#### [Exercise description]
Of all the lines in the records below, how many hold the word "code"? Give the number alone.

#### [Records]

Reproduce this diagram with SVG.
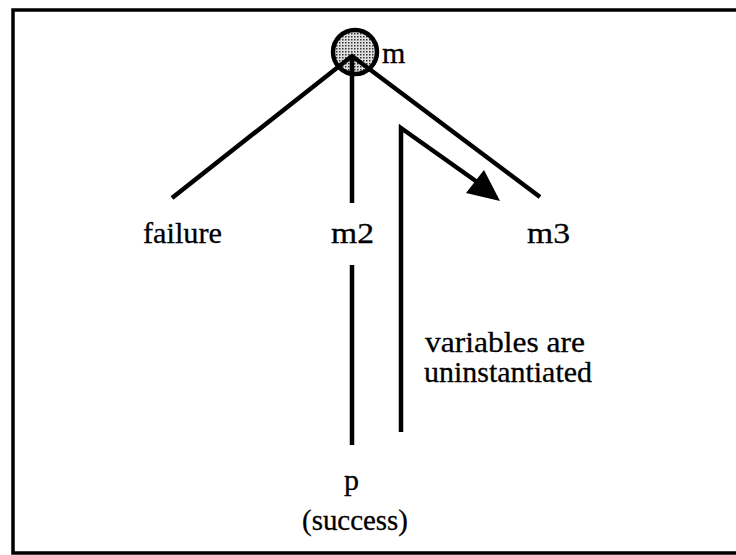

==

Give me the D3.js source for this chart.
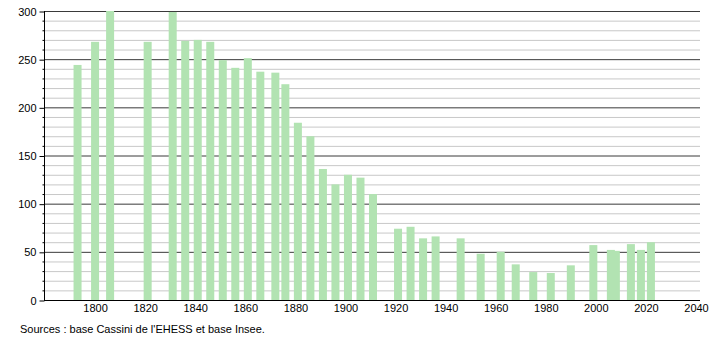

--

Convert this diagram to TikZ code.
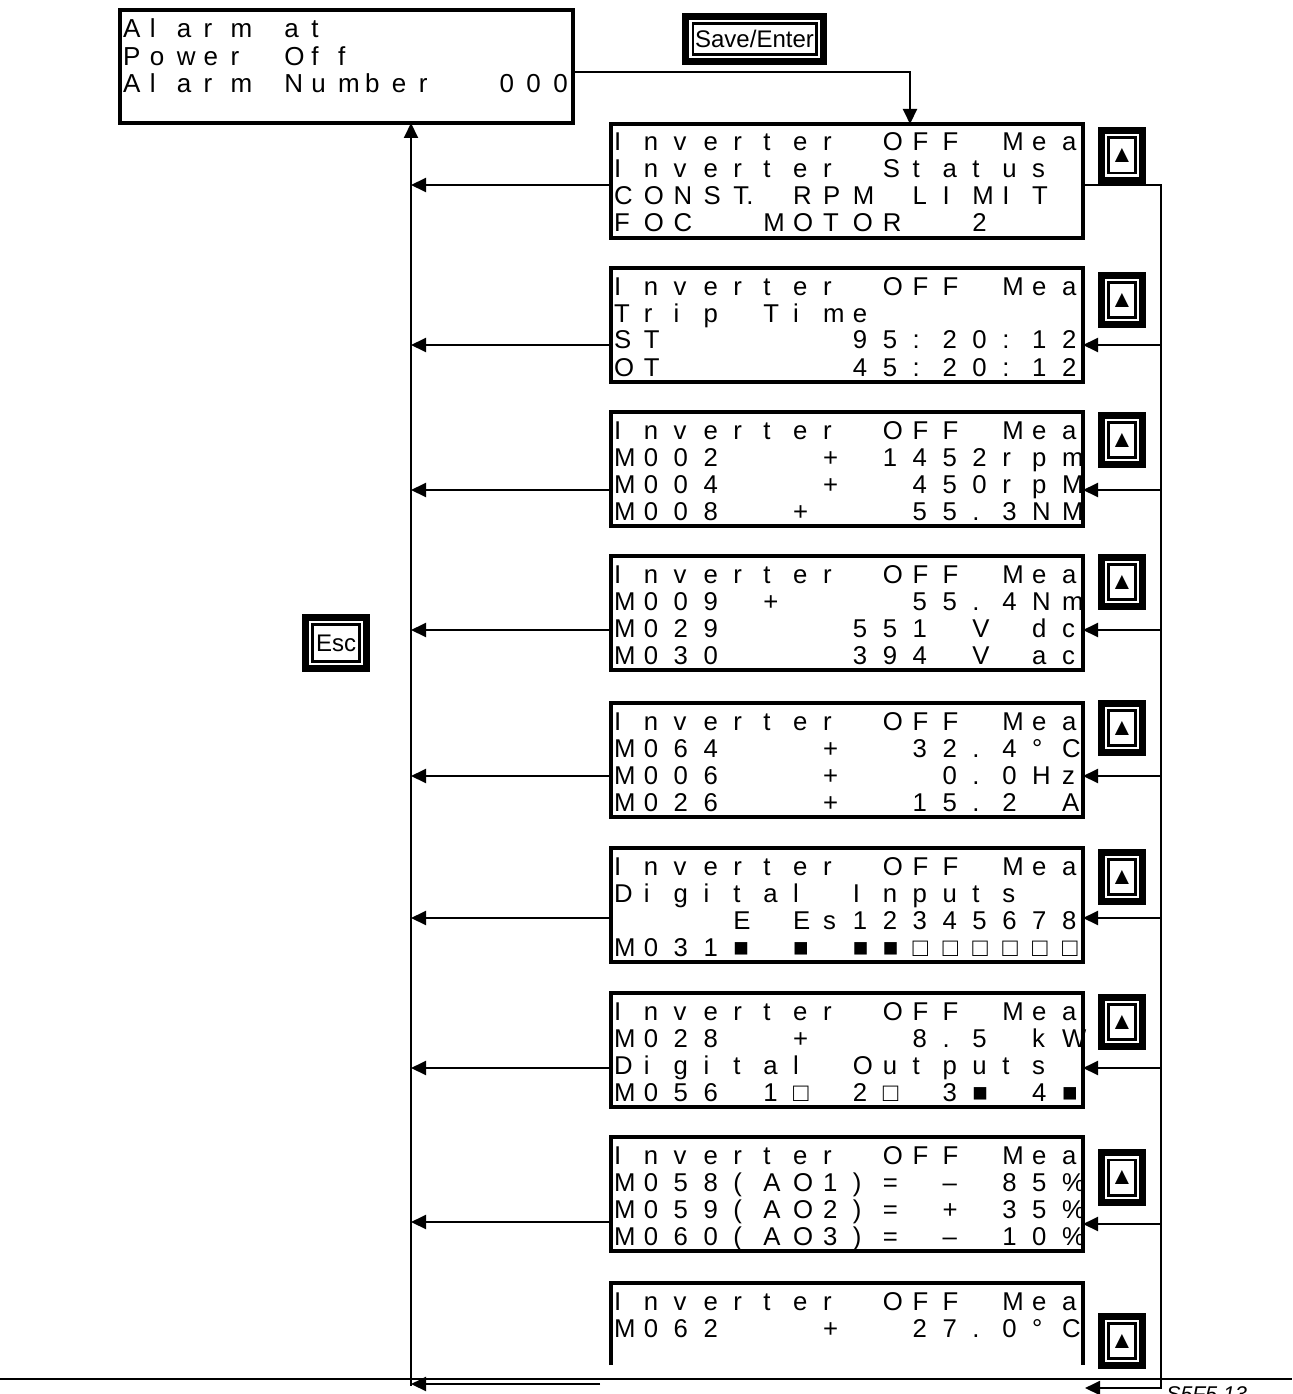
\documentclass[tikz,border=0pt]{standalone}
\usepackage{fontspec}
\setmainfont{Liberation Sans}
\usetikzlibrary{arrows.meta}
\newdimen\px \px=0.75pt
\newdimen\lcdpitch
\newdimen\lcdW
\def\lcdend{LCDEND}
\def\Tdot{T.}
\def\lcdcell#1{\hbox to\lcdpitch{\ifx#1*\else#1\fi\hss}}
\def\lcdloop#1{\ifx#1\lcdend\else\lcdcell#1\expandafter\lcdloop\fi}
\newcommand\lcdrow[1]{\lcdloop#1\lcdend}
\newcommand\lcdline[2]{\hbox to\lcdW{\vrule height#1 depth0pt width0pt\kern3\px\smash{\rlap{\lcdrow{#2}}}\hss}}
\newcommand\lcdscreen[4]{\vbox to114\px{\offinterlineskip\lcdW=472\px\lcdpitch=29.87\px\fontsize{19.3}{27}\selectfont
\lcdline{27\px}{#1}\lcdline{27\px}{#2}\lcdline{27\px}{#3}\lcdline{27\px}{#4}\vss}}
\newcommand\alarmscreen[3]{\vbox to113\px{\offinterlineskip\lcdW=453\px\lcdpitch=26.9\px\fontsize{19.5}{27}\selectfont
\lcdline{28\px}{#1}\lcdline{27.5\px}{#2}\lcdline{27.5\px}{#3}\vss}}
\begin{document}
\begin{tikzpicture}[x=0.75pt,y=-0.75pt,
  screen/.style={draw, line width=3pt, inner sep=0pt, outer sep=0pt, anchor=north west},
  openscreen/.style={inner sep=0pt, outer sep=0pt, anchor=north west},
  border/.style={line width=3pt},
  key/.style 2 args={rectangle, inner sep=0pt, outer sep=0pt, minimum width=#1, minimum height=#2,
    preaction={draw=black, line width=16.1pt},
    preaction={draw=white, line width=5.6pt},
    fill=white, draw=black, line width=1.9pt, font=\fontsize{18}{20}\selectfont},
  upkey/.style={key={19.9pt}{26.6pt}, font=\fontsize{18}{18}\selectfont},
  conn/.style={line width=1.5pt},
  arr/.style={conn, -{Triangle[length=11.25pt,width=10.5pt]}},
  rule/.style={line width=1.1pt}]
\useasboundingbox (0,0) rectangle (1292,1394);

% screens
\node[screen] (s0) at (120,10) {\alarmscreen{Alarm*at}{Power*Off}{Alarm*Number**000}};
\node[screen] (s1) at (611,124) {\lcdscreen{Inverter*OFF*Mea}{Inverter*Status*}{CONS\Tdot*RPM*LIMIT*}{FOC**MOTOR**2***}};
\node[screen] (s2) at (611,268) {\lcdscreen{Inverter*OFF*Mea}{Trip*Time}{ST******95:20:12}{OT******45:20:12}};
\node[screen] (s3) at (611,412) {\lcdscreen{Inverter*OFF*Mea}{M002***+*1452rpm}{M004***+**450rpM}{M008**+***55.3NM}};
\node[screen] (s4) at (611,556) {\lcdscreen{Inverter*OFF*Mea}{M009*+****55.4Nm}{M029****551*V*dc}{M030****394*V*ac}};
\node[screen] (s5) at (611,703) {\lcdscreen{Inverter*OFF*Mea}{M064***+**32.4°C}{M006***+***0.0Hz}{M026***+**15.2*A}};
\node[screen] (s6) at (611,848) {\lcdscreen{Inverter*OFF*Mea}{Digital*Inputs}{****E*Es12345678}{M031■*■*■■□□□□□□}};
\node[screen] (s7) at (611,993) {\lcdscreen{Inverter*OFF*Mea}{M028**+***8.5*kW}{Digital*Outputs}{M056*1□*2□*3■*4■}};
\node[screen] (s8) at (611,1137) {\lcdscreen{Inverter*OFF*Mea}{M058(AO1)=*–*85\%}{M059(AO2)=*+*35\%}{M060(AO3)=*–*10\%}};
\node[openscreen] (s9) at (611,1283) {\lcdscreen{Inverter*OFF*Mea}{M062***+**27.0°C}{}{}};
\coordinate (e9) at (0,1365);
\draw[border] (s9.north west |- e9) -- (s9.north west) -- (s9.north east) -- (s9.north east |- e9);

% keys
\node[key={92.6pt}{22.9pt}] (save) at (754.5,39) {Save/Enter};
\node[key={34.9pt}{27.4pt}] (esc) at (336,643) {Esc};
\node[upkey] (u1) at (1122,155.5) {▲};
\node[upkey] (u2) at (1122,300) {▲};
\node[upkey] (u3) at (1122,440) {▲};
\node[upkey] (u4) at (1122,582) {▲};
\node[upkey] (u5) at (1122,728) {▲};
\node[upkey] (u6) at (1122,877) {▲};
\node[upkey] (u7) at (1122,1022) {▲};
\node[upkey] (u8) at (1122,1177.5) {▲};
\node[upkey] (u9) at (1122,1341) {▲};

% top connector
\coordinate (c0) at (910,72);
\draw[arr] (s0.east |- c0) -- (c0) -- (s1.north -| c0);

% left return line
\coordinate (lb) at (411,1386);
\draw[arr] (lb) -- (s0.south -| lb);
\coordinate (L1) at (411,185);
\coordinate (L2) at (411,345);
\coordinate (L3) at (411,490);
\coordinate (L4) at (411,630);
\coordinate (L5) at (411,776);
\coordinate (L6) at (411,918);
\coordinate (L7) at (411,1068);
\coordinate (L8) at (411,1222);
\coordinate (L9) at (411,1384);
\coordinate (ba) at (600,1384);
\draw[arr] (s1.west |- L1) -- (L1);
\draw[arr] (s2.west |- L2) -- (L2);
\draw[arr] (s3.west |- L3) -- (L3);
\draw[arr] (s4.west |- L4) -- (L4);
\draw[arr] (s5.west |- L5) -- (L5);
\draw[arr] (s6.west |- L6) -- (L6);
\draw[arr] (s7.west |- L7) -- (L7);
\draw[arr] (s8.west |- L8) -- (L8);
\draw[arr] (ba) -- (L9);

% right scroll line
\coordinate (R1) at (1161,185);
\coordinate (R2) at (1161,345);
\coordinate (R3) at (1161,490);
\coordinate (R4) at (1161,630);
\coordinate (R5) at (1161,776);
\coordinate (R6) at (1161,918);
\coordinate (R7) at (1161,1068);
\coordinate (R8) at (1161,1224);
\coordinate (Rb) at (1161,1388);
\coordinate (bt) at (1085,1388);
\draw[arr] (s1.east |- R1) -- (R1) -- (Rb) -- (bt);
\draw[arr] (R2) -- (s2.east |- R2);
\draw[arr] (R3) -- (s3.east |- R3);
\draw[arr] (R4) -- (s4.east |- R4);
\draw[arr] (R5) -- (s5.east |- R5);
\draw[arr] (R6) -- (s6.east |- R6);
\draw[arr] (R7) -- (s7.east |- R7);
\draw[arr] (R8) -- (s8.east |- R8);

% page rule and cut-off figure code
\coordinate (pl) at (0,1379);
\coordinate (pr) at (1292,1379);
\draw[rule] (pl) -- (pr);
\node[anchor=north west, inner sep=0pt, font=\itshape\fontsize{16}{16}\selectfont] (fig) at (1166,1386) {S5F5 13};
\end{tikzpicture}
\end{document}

#### [Answer to this task]
2